Mastitis in Small Animals


Clare M. Scully

, MA, DVM, MS, DACT, Louisiana State University, Department of Veterinary Clinical Sciences

Reviewed/Revised Jul 2023

Mastitis is most commonly seen in postpartum lactating bitches. It can, however, occur in nonpregnant dogs with galactorrhea. It may involve only one or multiple glands and it can be chronic or acute.

Etiology of Mastitis in Small Animals

Mastitis is caused by the introduction of bacteria into a mammary gland via nursing, trauma, or hematogenous spread. The bacteria associated with mastitis include Escherichia coli, Staphylococcus spp, and Streptococcus spp, which are all found in the normal skin flora of the bitch. Staphylococcus aureus is the most common bacteria isolated.

The incidence of chronic or subclinical mastitis is unknown and is usually suspected when puppies fail to thrive. The weight of puppies should be monitored daily to be certain they are gaining appropriately.

Clinical Signs of Mastitis in Small Animals

Clinical signs of acute mastitis include:

  • anorexia

  • firm, painful, and warm mammary glands

  • fever

  • decreased maternal interest in puppies

Milk can appear normal, blood-tinged, or purulent.

Diagnosis of Mastitis in Small Animals

Microscopic examination of the milk will show increased degenerative neutrophils and can be diagnostic. The milk from the affected gland should be submitted for microbial culture and antimicrobial susceptibility testing, even if it looks normal.

Differential diagnoses include inflammatory mammary carcinoma in dogs and feline mammary hyperplasia in cats.
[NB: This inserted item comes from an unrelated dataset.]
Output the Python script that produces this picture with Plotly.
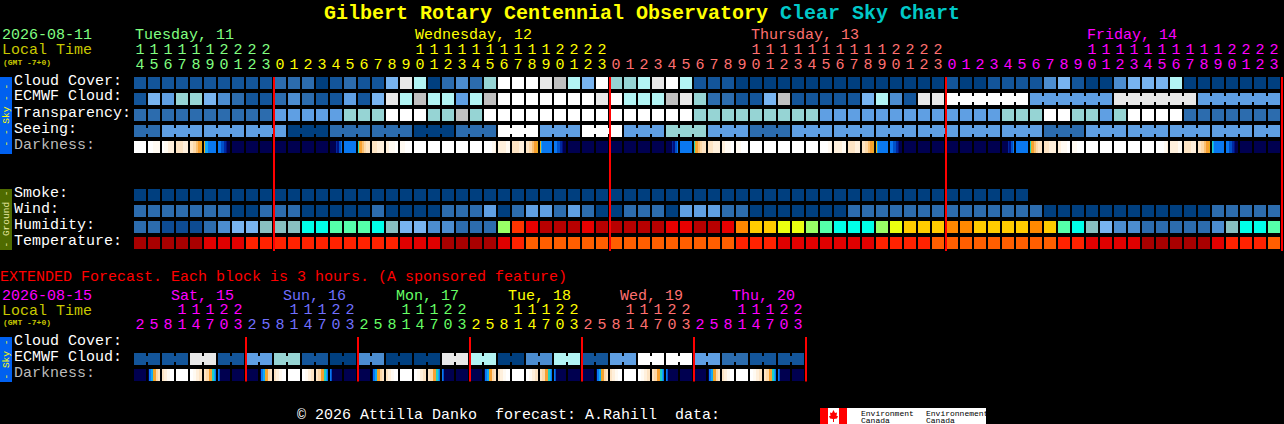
import plotly.graph_objects as go

W, H = 1284, 424
PITCH = 14
X0 = 134
ROW = 16

TITLE_MAIN = "Gilbert Rotary Centennial Observatory"
TITLE_CSC = "Clear Sky Chart"
HOURS = [14,15,16,17,18,19,20,21,22,23] + list(range(24)) * 3
EXT_HOURS = [2,5,8,11,14,17,20,23] * 6
DAYS = ["Tuesday, 11", "Wednesday, 12", "Thursday, 13", "Friday, 14"]
EXT_DAYS = ["Sat, 15", "Sun, 16", "Mon, 17", "Tue, 18", "Wed, 19", "Thu, 20"]
ROW_LABELS = ["Cloud Cover:", "ECMWF Cloud:", "Transparency:", "Seeing:", "Darkness:"]
GROUND_LABELS = ["Smoke:", "Wind:", "Humidity:", "Temperature:"]
EXT_LABELS = ["Cloud Cover:", "ECMWF Cloud:", "Darkness:"]

SKY_COLORS = ["#003f7f","#13559a","#2c6cae","#4c8dd0","#5f9fe3","#78b4f0",
              "#96d4d4","#b2f4f4","#c0c0c0","#e8e8e8","#ffffff"]
HUMID_COLORS = ["#0d4b92","#2c6cae","#4c8dd0","#78b4f0","#88c0c0","#00ffe8","#55ffaa",
                "#99ff66","#eaff10","#ffcc00","#ff8800","#ff3300","#e80000","#b80000"]
TEMP_COLORS = ["#a80000","#e00000","#ff2200","#ff5e00"]
DARK_COLORS = {"W":"#ffffff","w":"#fffaf2","c":"#fff0dc","C":"#fde4c4","d":"#fdd8a8",
               "o":"#fbc070","O":"#f8a030","g":"#e8b020","t":"#20d0c0","L":"#10a8f8",
               "B":"#0a78f0","b":"#0050c8","m":"#0028a0","n":"#001080","N":"#000050"}
DARK_KEYS = list(DARK_COLORS)

CLOUD = [1,1,1,1,1,1,1,1,1,1,2,2,2,0,1,2,1,1,5,9,7,0,2,3,2,6,10,10,10,9,8,7,5,10,6,6,7,9,10,7,
         1,1,1,0,0,0,0,0,0,0,0,0,0,0,0,0,0,0,1,0,0,1,1,1,1,3,5,1,0,0,3,5,5,5,7,0,0,0,0,0,0,0]
ECMWF = [1,5,4,6,6,5,3,2,1,1,2,3,2,1,1,4,1,5,9,7,8,7,7,4,7,8,10,10,10,10,10,10,10,9,10,7,7,7,8,9,
         6,2,2,1,1,5,8,1,1,1,1,1,5,7,3,1,9,9,10,10,10,10,10,10,4,4,4,4,4,4,9,9,9,9,9,9,4,4,4,4,4,4]
TRANSP = [2,2,2,2,2,2,2,2,2,2,4,4,4,4,4,6,6,6,10,10,10,6,6,8,6,10,10,10,10,10,10,10,10,10,10,10,10,10,10,10,
          6,6,6,6,6,6,6,6,6,4,4,4,4,4,4,4,4,4,4,4,4,4,6,6,6,10,10,6,6,4,6,10,10,10,10,2,2,2,2,2,2,2]
SEEING_BLOCKS = [2,4,4,4,0,2,2,0,2,10,4,10,4,6,4,2,4,4,4,4,4,4,2,4,4,4,4,4]
SEEING_SIZES = [2] + [3]*26 + [2]
SMOKE = [0]*64 + [None]*18
WIND = [2,2,2,2,2,2,2,0,0,2,2,2,0,0,0,0,0,2,0,0,0,0,2,2,2,4,0,2,4,4,2,4,2,0,0,2,2,2,0,4,
        4,4,2,2,0,0,0,0,0,0,0,2,2,2,2,2,2,2,2,2,2,2,2,2,2,0,0,0,0,0,0,0,0,0,0,0,0,2,2,2,2,2]
HUMID = [1,1,0,0,0,1,2,3,3,4,4,4,5,5,6,6,6,5,4,3,3,2,2,1,1,1,7,11,12,13,13,13,12,13,13,13,13,13,12,12,
         13,13,12,10,9,9,8,8,7,6,5,5,5,7,8,9,9,9,10,10,9,9,9,9,10,9,6,5,4,3,2,2,1,1,1,1,1,2,4,5,5,6]
TEMP = [0,0,0,0,0,1,1,1,2,2,2,2,2,2,2,2,2,2,2,1,1,1,0,0,0,0,1,2,3,3,3,3,3,3,3,3,3,3,3,3,
        3,3,3,2,2,2,1,1,1,1,1,1,1,2,2,2,2,3,3,3,3,3,3,3,3,3,2,2,1,1,1,1,0,0,0,0,0,1,2,2,2,3]
EXT_ECMWF = [1,1,9,1,4,6,1,0,3,0,0,9,7,0,3,7,1,4,10,10,4,2,1,1]

W12 = "WWWWWWWWWWWW"; N12 = "NNNNNNNNNNNN"
DARKNESS = [W12,"WWWWWwwwwwww","WWwwwwcccccc","CCCCCCCccccc","CCCdddooOOOg","gLLLBBBBBBBB","BBBbbbmmnNNN",
            N12,N12,N12,N12,N12,N12,N12,"NNNNNNmnnbbB","BBBBBBBBBBBB","tgOOooddCCCC","CCCCCccccccc","cccwwwwwwWWW","wwwwwWWWWWWW",
            W12,W12,W12,W12,W12,"WWWWWWWWwwwc","ccccccccwwww","CCCCCCCccccc","CCCdddooOOOg","gLBBBBBBBBBB","BBBbbbmmnNNN",
            N12,N12,N12,N12,N12,N12,N12,"NNNNNNmnnbbB","BBBBBBBBBBBB","tgOOooddCCCC","CCCCCccccccc","cccwwwwwwWWW","wwwwwWWWWWWW",
            W12,W12,W12,W12,W12,"WWWWWWWWwwwc","ccccccccwwww","CCCCCCCccccc","CCCdddooOOOg","gLBBBBBBBBBB","BBBbbbmmnNNN",
            N12,N12,N12,N12,N12,N12,N12,"NNNNNNmnnbbB","BBBBBBBBBBBB","tgOOooddCCCC","CCCCCccccccc","cccwwwwwwWWW","wwwwwWWWWWWW",
            W12,W12,W12,W12,W12,"WWWWWWWWwwwc","ccccccccwwww","CCCCCCCccccc","CCCdddooOOOg","tLBBBBBBBBBB","BBBbbbmmnNNN",
            N12,N12,N12]
DAY_EXT = [N12,"NBBLLgOOddCC","CCcccwwwWWWW",W12,"WWWwwwcccCCC","CCdddOOOttLB","BbNNNNNNNNNN",N12]
EXT_DARK = DAY_EXT * 6

DAY_COLORS = ["#80ff80","#ffff00","#ff7070","#ff00ff"]
EXT_DAY_COLORS = ["#ff00ff","#7070ff","#66ff66","#ffff00","#ff7070","#ff00ff"]
DAY_STARTS = [0, 10, 34, 58]
DAY_LABEL_COLS = [0, 20, 44, 68]
RED_MAIN = [10, 34, 58, 82]
RED_EXT = [8, 16, 24, 32, 40, 48]

def steps(colors):
    n = len(colors)
    out = []
    for i, c in enumerate(colors):
        out += [[i / n, c], [(i + 1) / n, c]]
    return out

def px(x): return x / W
def py(y): return 1 - y / H

fig = go.Figure()
CELL_C = 6 / PITCH  # centre of a block inside its column

def grid(rows, y_vals, colors, yaxis="y"):
    fig.add_trace(go.Heatmap(z=rows, x=[c + CELL_C for c in range(len(rows[0]))], y=y_vals,
                             colorscale=steps(colors), zmin=-0.5, zmax=len(colors) - 0.5,
                             xgap=2, ygap=4, showscale=False, hoverinfo="skip", yaxis=yaxis))

def dark(cells, y_val, yaxis="y"):
    z, xs = [], []
    for c, s in enumerate(cells):
        for i in range(PITCH):
            xs.append(c + (i + 0.5) / PITCH)
            z.append(DARK_KEYS.index(s[i]) if i < 12 else None)
    fig.add_trace(go.Heatmap(z=[z], x=xs, y=[y_val], colorscale=steps(list(DARK_COLORS.values())),
                             zmin=-0.5, zmax=len(DARK_KEYS) - 0.5, ygap=4, showscale=False,
                             hoverinfo="skip", yaxis=yaxis))

def links(values, chains, y_val, yaxis="y"):
    c = 0
    for size in chains:
        for k in range(size - 1):
            col = SKY_COLORS[values[c + k]]
            fig.add_trace(go.Scatter(x=[c + k + 12 / PITCH, c + k + 1], y=[y_val, y_val], mode="lines",
                                     line=dict(color=col, width=6), hoverinfo="skip", yaxis=yaxis))
        c += size

SEEING = []
for v, n in zip(SEEING_BLOCKS, SEEING_SIZES):
    SEEING += [v] * n

grid([CLOUD, ECMWF, TRANSP, SEEING], [0, 1, 2, 3], SKY_COLORS)
dark(DARKNESS, 4)
grid([SMOKE, WIND], [7, 8], SKY_COLORS)
grid([HUMID], [9], HUMID_COLORS)
grid([TEMP], [10], TEMP_COLORS)
links(SEEING, SEEING_SIZES, 3)
links(ECMWF, [1] * 58 + [6, 6, 6, 6], 1)

ext_cloud = []
for v in EXT_ECMWF:
    ext_cloud += [v, v]
grid([ext_cloud], [1], SKY_COLORS, "y2")
links(ext_cloud, [2] * 24, 1, "y2")
dark(EXT_DARK, 2, "y2")

# hour labels
def col_color(c):
    i = sum(1 for s in DAY_STARTS if c >= s) - 1
    return DAY_COLORS[i]
def hour_text(hours, colors, y_tens, y_ones, yaxis):
    xs = [c + CELL_C for c in range(len(hours))]
    fig.add_trace(go.Scatter(x=xs, y=[y_tens] * len(xs), mode="text",
                             text=[str(h // 10) if h >= 10 else "" for h in hours],
                             textfont=dict(family="Liberation Mono", size=15, color=colors),
                             hoverinfo="skip", yaxis=yaxis))
    fig.add_trace(go.Scatter(x=xs, y=[y_ones] * len(xs), mode="text",
                             text=[str(h % 10) for h in hours],
                             textfont=dict(family="Liberation Mono", size=15, color=colors),
                             hoverinfo="skip", yaxis=yaxis))
hour_text(HOURS, [col_color(c) for c in range(len(HOURS))], -32.5 / ROW, -18 / ROW, "y")
hour_text(EXT_HOURS, [EXT_DAY_COLORS[c // 8] for c in range(len(EXT_HOURS))], -32.5 / ROW, -18 / ROW, "y2")

# red day separators
for cols, y0, y1, yaxis in [(RED_MAIN, -0.375, 10.5, "y"), (RED_EXT, -0.375, 2.4, "y2")]:
    xs, ys = [], []
    for c in cols:
        xs += [c, c, None]
        ys += [y0, y1, None]
    fig.add_trace(go.Scatter(x=xs, y=ys, mode="lines", line=dict(color="#ff0000", width=2),
                             hoverinfo="skip", yaxis=yaxis))

def txt(x, y, s, color="#ffffff", size=15, bold=False, angle=0, anchor="left", family="Liberation Mono"):
    s = s.replace(" ", "\u00a0")
    if bold:
        s = "<b>" + s + "</b>"
    fig.add_annotation(x=px(x), y=py(y), xref="paper", yref="paper", text=s, showarrow=False,
                       xanchor=anchor, yanchor="middle", textangle=angle, borderpad=0, borderwidth=0,
                       font=dict(family=family, size=size, color=color))

txt(324, 13, TITLE_MAIN, "#ffff00", 20, True)
txt(780, 13, TITLE_CSC, "#00c8c8", 20, True)
txt(2, 36, "2026-08-11", "#80ff80")
txt(2, 51, "Local Time", "#c8c800")
txt(3, 62, "(GMT -7+0)", "#c8c800", 8, True)
for name, col, clr in zip(DAYS, DAY_LABEL_COLS, DAY_COLORS):
    txt(X0 + PITCH * col + 1, 36, name, clr)
for i, name in enumerate(ROW_LABELS):
    txt(14, 81 + ROW * i, name, "#bbbbbb" if name == "Darkness:" else "#ffffff")
for i, name in enumerate(GROUND_LABELS):
    txt(14, 193.5 + ROW * i, name)

txt(0, 277, "EXTENDED Forecast. Each block is 3 hours. (A sponsored feature)", "#ff0000")
txt(2, 296, "2026-08-15", "#ff00ff")
txt(2, 311, "Local Time", "#c8c800")
txt(3, 322, "(GMT -7+0)", "#c8c800", 8, True)
for i, (name, clr) in enumerate(zip(EXT_DAYS, EXT_DAY_COLORS)):
    txt(171 + 112 * i + (1 if i > 1 else 0), 296, name, clr)
for i, name in enumerate(EXT_LABELS):
    txt(14, 341 + ROW * i, name, "#bbbbbb" if name == "Darkness:" else "#ffffff")
txt(297, 415.5, "\u00a9 2026 Attilla Danko  forecast: A.Rahill  data:")

# side bands
shapes = []
def rect(x0, y0, x1, y1, color):
    shapes.append(dict(type="rect", xref="paper", yref="paper", x0=px(x0), x1=px(x1), y0=py(y0), y1=py(y1),
                       fillcolor=color, line_width=0, layer="below"))
rect(0, 77, 12, 154, "#0060f0")
rect(0, 189, 12, 250, "#4f6b00")
rect(0, 337, 12, 382, "#0060f0")
rect(820, 408, 986, 424, "#ffffff")
rect(820, 408, 828, 424, "#ff0000")
rect(839, 408, 847, 424, "#ff0000")
txt(6, 115.5, "- - Sky - -", "#ffff00", 9.5, angle=-90, anchor="center")
txt(6, 219.5, "- Ground -", "#e8e8a0", 9.5, angle=-90, anchor="center")
txt(6, 359.5, "- Sky -", "#ffff00", 9.5, angle=-90, anchor="center")

# maple leaf in the flag, and the department wordmarks
leaf = [(833.5,410),(835,413),(837,412.5),(836.5,416),(838,416),(837,418.5),(834,419),(834,422),(833,422),
        (833,419),(830,418.5),(829,416),(830.5,416),(830,412.5),(832,413)]
shapes.append(dict(type="path", xref="paper", yref="paper", layer="above", fillcolor="#ff0000", line_width=0,
                   path="M " + " L ".join(f"{px(a):.5f},{py(b):.5f}" for a, b in leaf) + " Z"))
txt(861, 413, "Environment", "#000000", 8)
txt(861, 420, "Canada", "#000000", 8)
txt(926, 413, "Environnement", "#000000", 8)
txt(926, 420, "Canada", "#000000", 8)

fig.update_layout(
    width=W, height=H, margin=dict(l=0, r=0, t=0, b=0), paper_bgcolor="#000000", plot_bgcolor="#000000",
    showlegend=False, shapes=shapes,
    xaxis=dict(range=[-X0 / PITCH, (W - X0) / PITCH], visible=False, domain=[0, 1], fixedrange=True),
    yaxis=dict(range=[(H - 83) / ROW, -83 / ROW], visible=False, domain=[0, 1], fixedrange=True),
    yaxis2=dict(range=[(H - 343) / ROW, -343 / ROW], visible=False, domain=[0, 1], overlaying="y", fixedrange=True),
)
fig.write_html("out.html", config={"displayModeBar": False},
               post_script="document.body.style.margin='0';document.body.style.background='#000';document.body.style.overflow='hidden';")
Treatment of Mastitis in Small Animals

Treatment of acute or chronic mastitis should include broad-spectrum antimicrobial treatment, which cover both gram-negative and gram-positive organisms. When choosing an antimicrobial, it is important to consider the effects that antimicrobials may have on the offspring. Common empirical choices are cephalexin (15–30 mg/kg, PO, every 8 hours) and amoxicillin-clavulanate (14 mg/kg, PO, every 8–12 hours).

Additional treatments that should be considered are warm or cold compresses on the gland and stripping the teat. Pain medication needs special consideration due to the transfer of those medications via the milk to the pups. The puppies can nurse the nonaffected teats but the bitch may not allow this and milk supplementation may be necessary.

If acute mastitis is not treated immediately it will spread from gland to gland and can lead to rupture. Abscess or gangrene of the glands can develop rapidly in severe cases and lead to sepsis. If there is evidence of teat rupture, surgical debridement of abscessed or gangrenous tissue may be necessary.

Prevention of Mastitis in Small Animals

Whelping areas and any bedding used should be kept very clean. Claw nails of puppies should be kept trimmed short to avoid trauma to the gland and create an opening for opportunistic bacteria.